• **EXERCISE TASK**
Write out the data below exactly as given, without any of its pictures.

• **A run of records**
------------------------

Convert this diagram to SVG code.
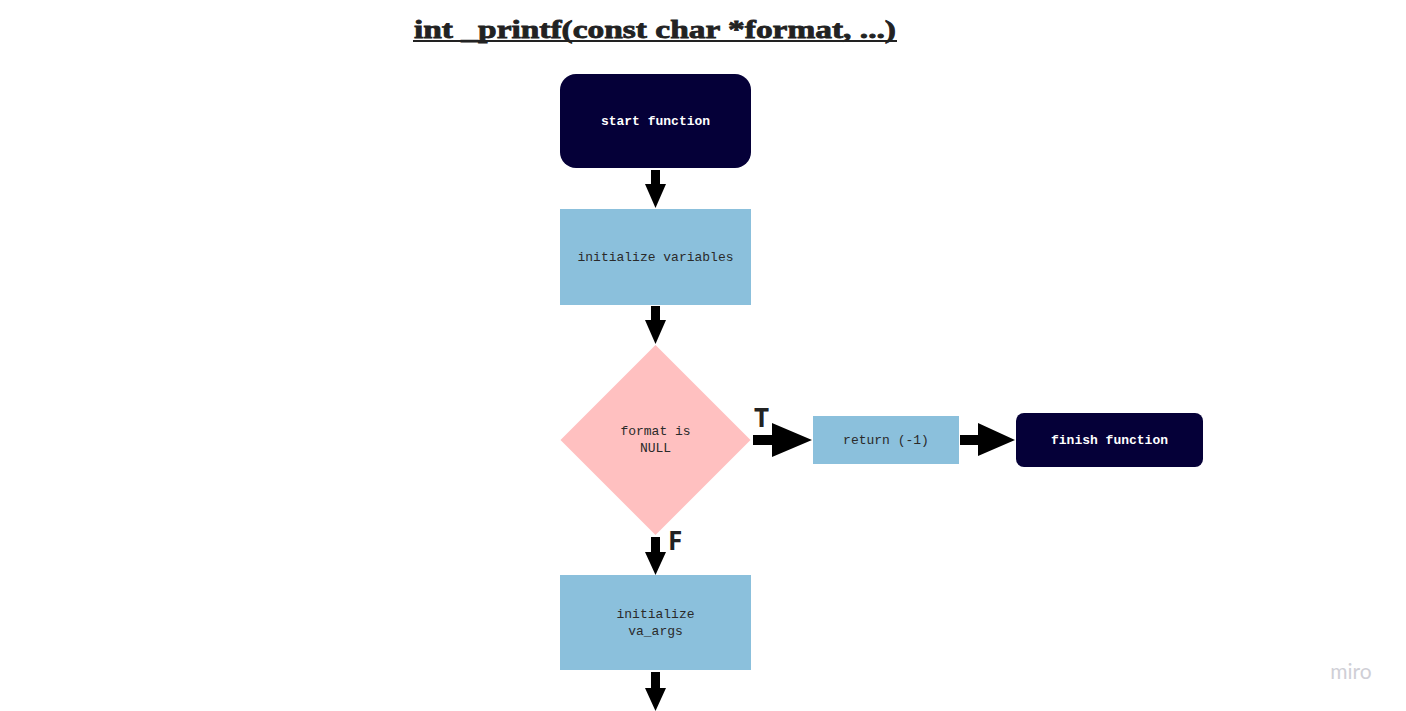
<svg xmlns="http://www.w3.org/2000/svg" width="1406" height="711" viewBox="0 0 1406 711">
<style>
.dark{fill:#050038}
.light{fill:#8bc0dc}
.wt{font-family:"Liberation Mono","DejaVu Sans Mono",monospace;font-size:13px;font-weight:bold;fill:#ffffff;text-anchor:middle}
.bt{font-family:"Liberation Mono","DejaVu Sans Mono",monospace;font-size:13px;fill:#2a2a2a;text-anchor:middle}
.lbl{font-family:"Open Sans","DejaVu Sans",sans-serif;font-size:26px;font-weight:bold;fill:#222}
.ar{fill:#000}
</style>
<rect width="1406" height="711" fill="#ffffff"/>
<g id="title">
<text x="414" y="38" font-family="Liberation Serif, serif" font-size="26" font-weight="bold" fill="#222" stroke="#222" stroke-width="0.8" textLength="482" lengthAdjust="spacingAndGlyphs">int _printf(const char *format, ...)</text>
<rect x="413" y="40" width="484" height="2" fill="#222"/>
</g>
<g id="start">
<rect class="dark" x="560" y="74" width="191" height="94" rx="16"/>
<text class="wt" x="655.5" y="125">start function</text>
</g>
<g id="initvars">
<rect class="light" x="560" y="209" width="191" height="96"/>
<text class="bt" x="655.5" y="261">initialize variables</text>
</g>
<g id="decision">
<polygon fill="#ffc0c0" points="655.5,345 750.5,440 655.5,535 560.5,440"/>
<text class="bt" x="655.5" y="435">format is</text>
<text class="bt" x="655.5" y="452">NULL</text>
</g>
<g id="return">
<rect class="light" x="813" y="416" width="146" height="48"/>
<text class="bt" x="886" y="444">return (-1)</text>
</g>
<g id="finish">
<rect class="dark" x="1016" y="413" width="187" height="54" rx="8"/>
<text class="wt" x="1109.5" y="444">finish function</text>
</g>
<g id="initargs">
<rect class="light" x="560" y="575" width="191" height="95"/>
<text class="bt" x="655.5" y="618">initialize</text>
<text class="bt" x="655.5" y="635">va_args</text>
</g>
<g id="connectors">
<polygon class="ar" points="651,170 660,170 660,184 666,184 655.5,208 645,184 651,184"/>
<polygon class="ar" points="651,306 660,306 660,320 666,320 655.5,344 645,320 651,320"/>
<polygon class="ar" points="753,435 772,435 772,423 812,440 772,457 772,445 753,445"/>
<polygon class="ar" points="960,435 978,435 978,423 1015,440 978,456 978,445 960,445"/>
<polygon class="ar" points="651,537 660,537 660,552 666,552 655.5,575 645,552 651,552"/>
<polygon class="ar" points="651,672 660,672 660,688 666,688 655.5,711 645,688 651,688"/>
<text class="lbl" x="754" y="427">T</text>
<text class="lbl" x="668" y="550">F</text>
</g>
<text x="1351" y="679" font-family="Lato, 'Open Sans', sans-serif" font-size="21" fill="#cfcfd6" text-anchor="middle">miro</text>
</svg>
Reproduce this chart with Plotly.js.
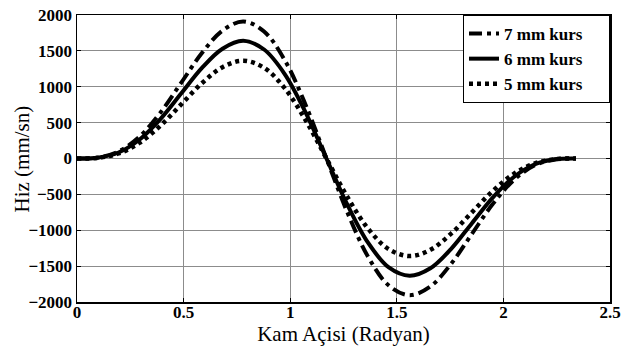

------------------------

• **THE SOLUTION**
Convert this diagram to SVG code.
<svg xmlns="http://www.w3.org/2000/svg" width="1406" height="711" viewBox="0 0 1406 711">
<style>
.dark{fill:#050038}
.light{fill:#8bc0dc}
.wt{font-family:"Liberation Mono","DejaVu Sans Mono",monospace;font-size:13px;font-weight:bold;fill:#ffffff;text-anchor:middle}
.bt{font-family:"Liberation Mono","DejaVu Sans Mono",monospace;font-size:13px;fill:#2a2a2a;text-anchor:middle}
.lbl{font-family:"Open Sans","DejaVu Sans",sans-serif;font-size:26px;font-weight:bold;fill:#222}
.ar{fill:#000}
</style>
<rect width="1406" height="711" fill="#ffffff"/>
<g id="title">
<text x="414" y="38" font-family="Liberation Serif, serif" font-size="26" font-weight="bold" fill="#222" stroke="#222" stroke-width="0.8" textLength="482" lengthAdjust="spacingAndGlyphs">int _printf(const char *format, ...)</text>
<rect x="413" y="40" width="484" height="2" fill="#222"/>
</g>
<g id="start">
<rect class="dark" x="560" y="74" width="191" height="94" rx="16"/>
<text class="wt" x="655.5" y="125">start function</text>
</g>
<g id="initvars">
<rect class="light" x="560" y="209" width="191" height="96"/>
<text class="bt" x="655.5" y="261">initialize variables</text>
</g>
<g id="decision">
<polygon fill="#ffc0c0" points="655.5,345 750.5,440 655.5,535 560.5,440"/>
<text class="bt" x="655.5" y="435">format is</text>
<text class="bt" x="655.5" y="452">NULL</text>
</g>
<g id="return">
<rect class="light" x="813" y="416" width="146" height="48"/>
<text class="bt" x="886" y="444">return (-1)</text>
</g>
<g id="finish">
<rect class="dark" x="1016" y="413" width="187" height="54" rx="8"/>
<text class="wt" x="1109.5" y="444">finish function</text>
</g>
<g id="initargs">
<rect class="light" x="560" y="575" width="191" height="95"/>
<text class="bt" x="655.5" y="618">initialize</text>
<text class="bt" x="655.5" y="635">va_args</text>
</g>
<g id="connectors">
<polygon class="ar" points="651,170 660,170 660,184 666,184 655.5,208 645,184 651,184"/>
<polygon class="ar" points="651,306 660,306 660,320 666,320 655.5,344 645,320 651,320"/>
<polygon class="ar" points="753,435 772,435 772,423 812,440 772,457 772,445 753,445"/>
<polygon class="ar" points="960,435 978,435 978,423 1015,440 978,456 978,445 960,445"/>
<polygon class="ar" points="651,537 660,537 660,552 666,552 655.5,575 645,552 651,552"/>
<polygon class="ar" points="651,672 660,672 660,688 666,688 655.5,711 645,688 651,688"/>
<text class="lbl" x="754" y="427">T</text>
<text class="lbl" x="668" y="550">F</text>
</g>
<text x="1351" y="679" font-family="Lato, 'Open Sans', sans-serif" font-size="21" fill="#cfcfd6" text-anchor="middle">miro</text>
</svg>
Reproduce this chart with Plotly.js.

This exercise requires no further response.